As discussed in a previous column of this series, the U.S. requires a firm alliance with Europe, and particularly Germany, to compete globally with China. Yet the outcome of that rivalry also rests fundamentally on the strength of U.S. relationships with the countries encircling China’s East Asian and Southeast Asian periphery.
If U.S. alliances and partnerships with countries from South Korea to Vietnam hold firm, those nations will be able to resist Chinese coercion, and Washington will retain regional footholds to counter Beijing’s power. If those relationships fracture, the U.S. will be pushed to the margins of the Indo-Pacific, and China’s neighbors will be unable to resist its advance.
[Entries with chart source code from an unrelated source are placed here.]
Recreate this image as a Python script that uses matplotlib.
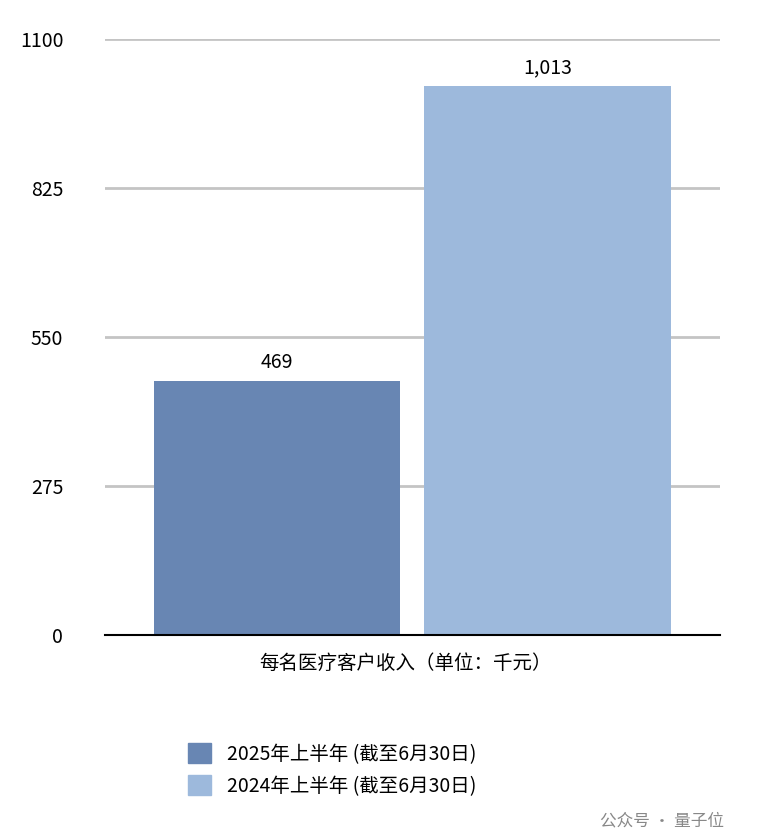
import matplotlib.pyplot as plt
from matplotlib.patches import Patch

plt.rcParams['font.family'] = ['Noto Sans CJK SC', 'DejaVu Sans']

series = ['2025年上半年 (截至6月30日)', '2024年上半年 (截至6月30日)']
values = [469, 1013]
value_labels = ['469', '1,013']
colors = ['#6886b3', '#9db9dc']
category = '每名医疗客户收入（单位：千元）'
yticks = [0, 275, 550, 825, 1100]

fig = plt.figure(figsize=(7.58, 8.38), dpi=100)
ax = fig.add_axes([0.1385, 0.2422, 0.8115, 0.7113])

pos = list(range(len(values)))
bars = ax.bar(pos, values, width=0.91, color=colors, zorder=3)
for b, lab in zip(bars, value_labels):
    ax.text(b.get_x() + b.get_width() / 2, b.get_height() + 15, lab,
            ha='center', va='bottom', fontsize=14)

ax.set_xlim(-0.636, 1.638)
ax.set_ylim(0, 1100)
ax.set_yticks(yticks)
ax.set_yticklabels([str(t) for t in yticks], fontsize=14)
ax.tick_params(axis='y', length=0, pad=30)
ax.set_xticks([])
ax.grid(axis='y', color='#c4c4c4', linewidth=2, zorder=0)
for s in ['top', 'right', 'left']:
    ax.spines[s].set_visible(False)
ax.spines['bottom'].set_linewidth(1.5)
ax.spines['bottom'].set_zorder(4)

fig.text(0.535, 0.208, category, ha='center', va='center', fontsize=14)

handles = [Patch(color=c) for c in colors]
fig.legend(handles, series, loc='center left', bbox_to_anchor=(0.225, 0.92 - 0.92 + 0.081),
           frameon=False, fontsize=14, handlelength=1.2, handleheight=1.2,
           labelspacing=0.55, handletextpad=0.8)

fig.text(0.955, 0.02, '公众号 · 量子位', ha='right', va='center', fontsize=12, color='#888888')

fig.savefig('out.png', dpi=100)
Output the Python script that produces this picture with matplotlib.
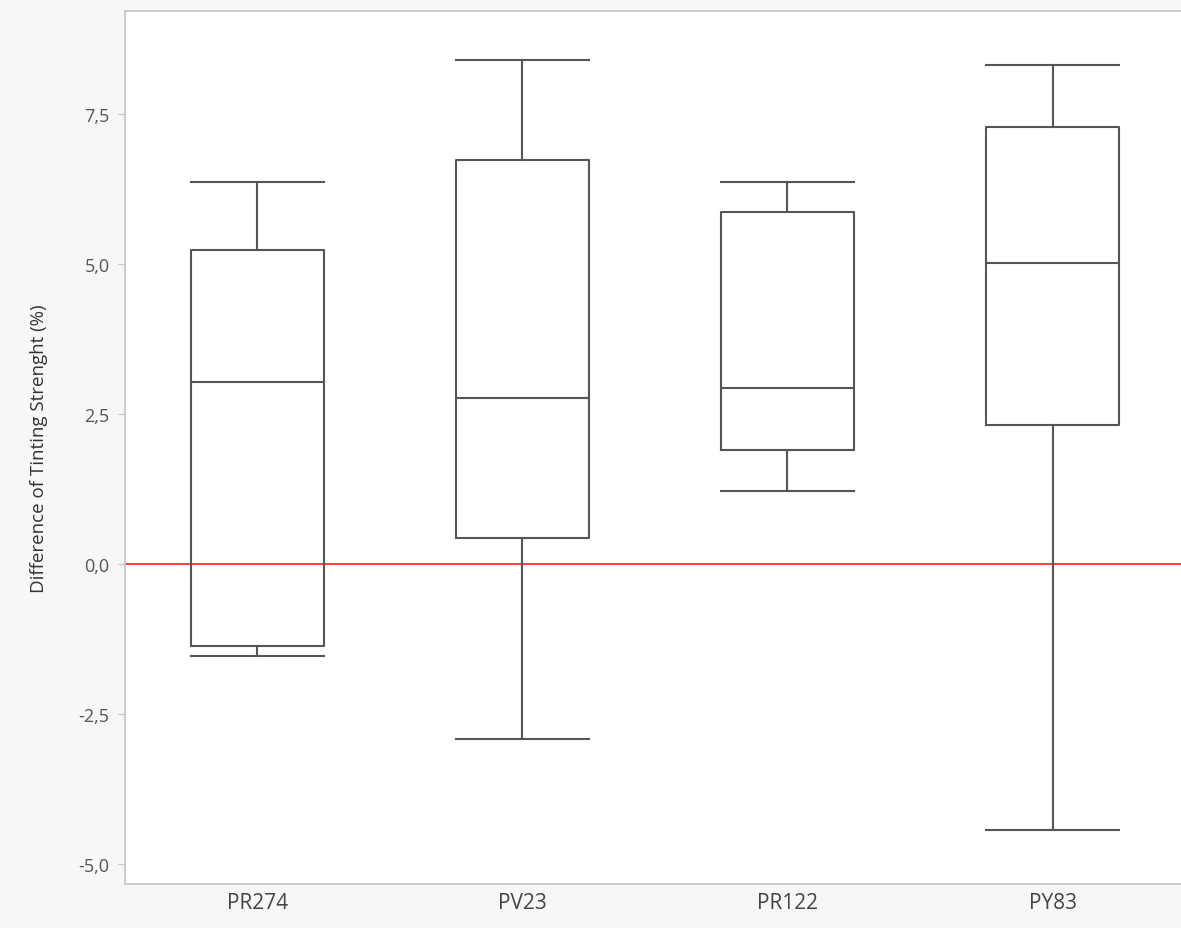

China’s leaders understand this: President Xi Jinping’s mantra of “Asia for Asians” is code for a region from which the U.S. is excluded and Beijing is unrivaled. And nowhere are the stakes higher than the Philippines, a vital ally that has been drifting away from Washington for a half-decade.
The Philippines is so crucial because it is where the many subregions of the Indo-Pacific meet. It is a frontline state in the South China Sea, where it has borne the brunt of Chinese pressure over the past decade. It anchors the southern flank of a strategic cordon, running from South Korea to Japan to Taiwan to the Philippines, that impedes China’s access to the open Pacific.
It connects the U.S. alliance system with Southeast Asia, an area where geopolitical alignments are fluid and competition for influence is intense. All of which is why the deterioration of U.S.-Philippines relations has so unsettled the regional equilibrium.